Luc Besson directed Lucy is the second largest budget French film production of 2013. I won’t be surprised if the movie fails to recover the 49 million Euros it invested because Lucy disappoints on every point. Well, maybe a little less on the action front. The eponymous character is played by Scarlett Johansson, who is an American student in Taipei (we have no idea what is it that she is studying) who gets entangled in a wrong end of a drug deal that goes horribly wrong for her. Lucy’s newly acquired boyfriend who has dubious connections to begin with, works for a Korean drug lord – Jang played by the ever fearsome Choi Min Sik. I am sure Josh Brolin was brilliant as Joe Doucett in the remake of Oldboy, but Choi Min Sik will always be immortal as Oh Dae-su in the original Korean Oldboy. Lucy is kidnapped and is forced to become a drug mule, along with three another innocent people for a new drug – CPH4, which is yet to hit the market. The drugs are put in plastic bags and are sewn inside their stomach so that they can breeze past customs. However things take a drastic turn when one of the captors kicks Lucy in the stomach and the packet of drugs breaks, releasing CPH4 in large quantity in her body.

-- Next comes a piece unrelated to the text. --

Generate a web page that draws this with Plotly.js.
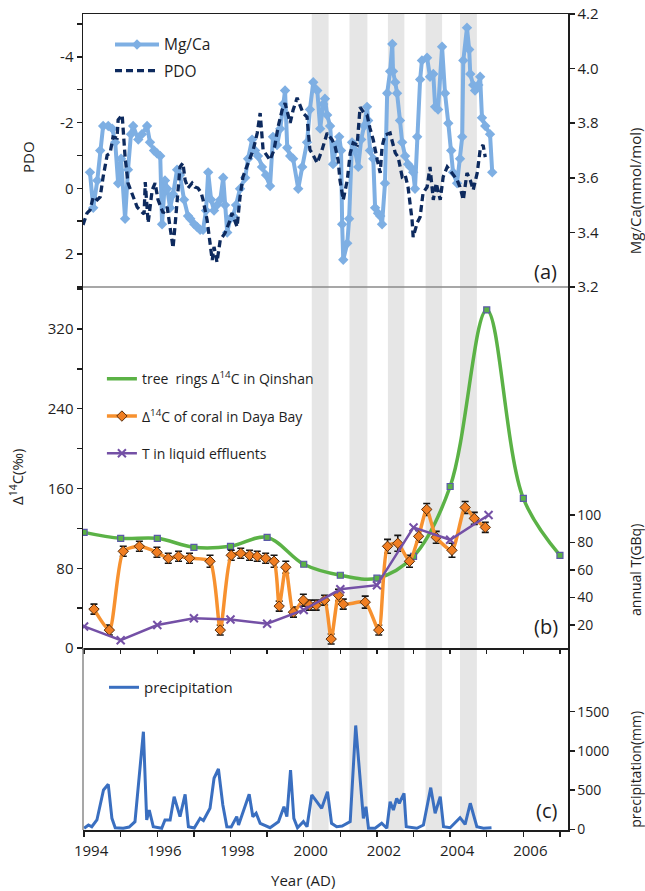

Instead of dying from an overdose, her body almost reacts ‘positively’ to the drug and she develops superhuman powers.

And this is when the movie goes downhill. There is a particularly awesome car chase, in Paris, one of the busiest cities in the world and a few gun battles worth watching, but there are also ludicrous scenes, like when Lucy with just a flick of her finger manages to disarm all the gun-wielding bad guys and make them float from the ceiling.  Such is the power of CPH4! Johansson’s transformation to an action heroine is very commendable indeed. She did the job as well as the script could demand her to do so. The few times when she needed to be emotional, Johansson brought it on headlong. The one scene that truly stood out for me was when Lucy realized that she was about to embark on a terrifying and possibly a one-way transformative journey and calls her mother. She says –“I remember the taste of your milk in my mouth ... I want to thank you for a thousand kisses that I can feel on my face."  The scene was brazen, yet potently powerful.